_PROVIDED MATERIAL_:
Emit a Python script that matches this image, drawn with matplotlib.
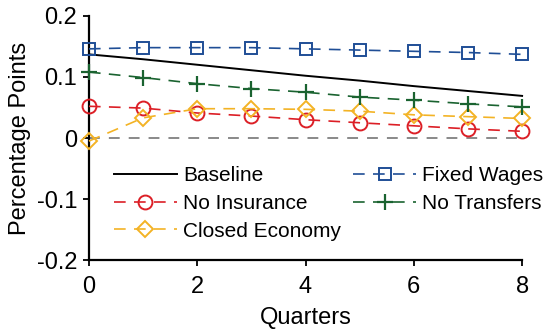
import matplotlib
matplotlib.use("Agg")
import matplotlib.pyplot as plt

plt.rcParams['font.family'] = ['Liberation Sans', 'DejaVu Sans']

quarters = [0, 1, 2, 3, 4, 5, 6, 7, 8]
baseline = [0.137, 0.129, 0.120, 0.111, 0.102, 0.094, 0.085, 0.077, 0.069]
fixed_wages = [0.146, 0.148, 0.148, 0.148, 0.146, 0.144, 0.142, 0.140, 0.137]
no_insurance = [0.052, 0.049, 0.041, 0.036, 0.030, 0.025, 0.020, 0.015, 0.011]
no_transfers = [0.108, 0.099, 0.089, 0.081, 0.075, 0.067, 0.062, 0.056, 0.051]
closed_economy = [-0.005, 0.033, 0.048, 0.048, 0.047, 0.044, 0.038, 0.035, 0.032]

x_ticks = [0, 2, 4, 6, 8]
y_ticks = [-0.2, -0.1, 0, 0.1, 0.2]
y_ticklabels = ['-0.2', '-0.1', '0', '0.1', '0.2']

c_blue = '#1f4e96'
c_red = '#dc1f26'
c_green = '#1a6330'
c_yellow = '#f3b325'

fig = plt.figure(figsize=(5.49, 3.31), dpi=100)
ax = fig.add_axes([0.162, 0.214, 0.789, 0.738])

dash = (0, (7, 5))
lw = 1.2
ax.axhline(0, color='#808080', lw=1.3, ls=(0, (6, 5)), zorder=1)

l1, = ax.plot(quarters, baseline, color='black', lw=1.4, label='Baseline', zorder=3)
l2, = ax.plot(quarters, no_insurance, color=c_red, lw=lw, ls=dash, marker='o', ms=10,
              mfc='none', mec=c_red, mew=1.4, label='No Insurance', zorder=3)
l3, = ax.plot(quarters, closed_economy, color=c_yellow, lw=lw, ls=dash, marker='D', ms=8.5,
              mfc='none', mec=c_yellow, mew=1.4, label='Closed Economy', zorder=3)
l4, = ax.plot(quarters, fixed_wages, color=c_blue, lw=lw, ls=dash, marker='s', ms=8.5,
              mfc='none', mec=c_blue, mew=1.4, label='Fixed Wages', zorder=3)
l5, = ax.plot(quarters, no_transfers, color=c_green, lw=lw, ls=dash, marker='+', ms=11,
              mec=c_green, mew=1.6, label='No Transfers', zorder=3)

ax.set_xlim(0, 8)
ax.set_ylim(-0.2, 0.2)
ax.set_xticks(x_ticks)
ax.set_yticks(y_ticks)
ax.set_yticklabels(y_ticklabels)
ax.tick_params(axis='both', labelsize=17, direction='out', length=4.5, width=1.3,
               colors='black')
ax.tick_params(axis='x', pad=7)
ax.tick_params(axis='y', pad=4)
for s in ['top', 'right']:
    ax.spines[s].set_visible(False)
for s in ['left', 'bottom']:
    ax.spines[s].set_linewidth(1.6)
for l in ax.lines:
    l.set_clip_on(False)

ax.set_xlabel('Quarters', fontsize=17, labelpad=6.5)
ax.set_ylabel('Percentage Points', fontsize=17, labelpad=4)

handles = [l1, l2, l3, l4, l5]
leg = ax.legend(handles, [h.get_label() for h in handles], ncol=2, frameon=False,
                fontsize=15, loc='upper left', bbox_to_anchor=(0.058, 0.385),
                handlelength=3.0, handletextpad=0.3, columnspacing=0.6,
                labelspacing=0.42, borderaxespad=0, borderpad=0)

fig.savefig('out.png', dpi=100)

_SHORT PROBLEM_:
Would you reproduce the lines above, from the very first through the line containing "ax.axhline(0, color='#808080', lw=1.3, ls=(0, (6, 5)), zorder=1)", exactly and without the pictures?

_TASK SOLUTION_:
Emit a Python script that matches this image, drawn with matplotlib.
import matplotlib
matplotlib.use("Agg")
import matplotlib.pyplot as plt

plt.rcParams['font.family'] = ['Liberation Sans', 'DejaVu Sans']

quarters = [0, 1, 2, 3, 4, 5, 6, 7, 8]
baseline = [0.137, 0.129, 0.120, 0.111, 0.102, 0.094, 0.085, 0.077, 0.069]
fixed_wages = [0.146, 0.148, 0.148, 0.148, 0.146, 0.144, 0.142, 0.140, 0.137]
no_insurance = [0.052, 0.049, 0.041, 0.036, 0.030, 0.025, 0.020, 0.015, 0.011]
no_transfers = [0.108, 0.099, 0.089, 0.081, 0.075, 0.067, 0.062, 0.056, 0.051]
closed_economy = [-0.005, 0.033, 0.048, 0.048, 0.047, 0.044, 0.038, 0.035, 0.032]

x_ticks = [0, 2, 4, 6, 8]
y_ticks = [-0.2, -0.1, 0, 0.1, 0.2]
y_ticklabels = ['-0.2', '-0.1', '0', '0.1', '0.2']

c_blue = '#1f4e96'
c_red = '#dc1f26'
c_green = '#1a6330'
c_yellow = '#f3b325'

fig = plt.figure(figsize=(5.49, 3.31), dpi=100)
ax = fig.add_axes([0.162, 0.214, 0.789, 0.738])

dash = (0, (7, 5))
lw = 1.2
ax.axhline(0, color='#808080', lw=1.3, ls=(0, (6, 5)), zorder=1)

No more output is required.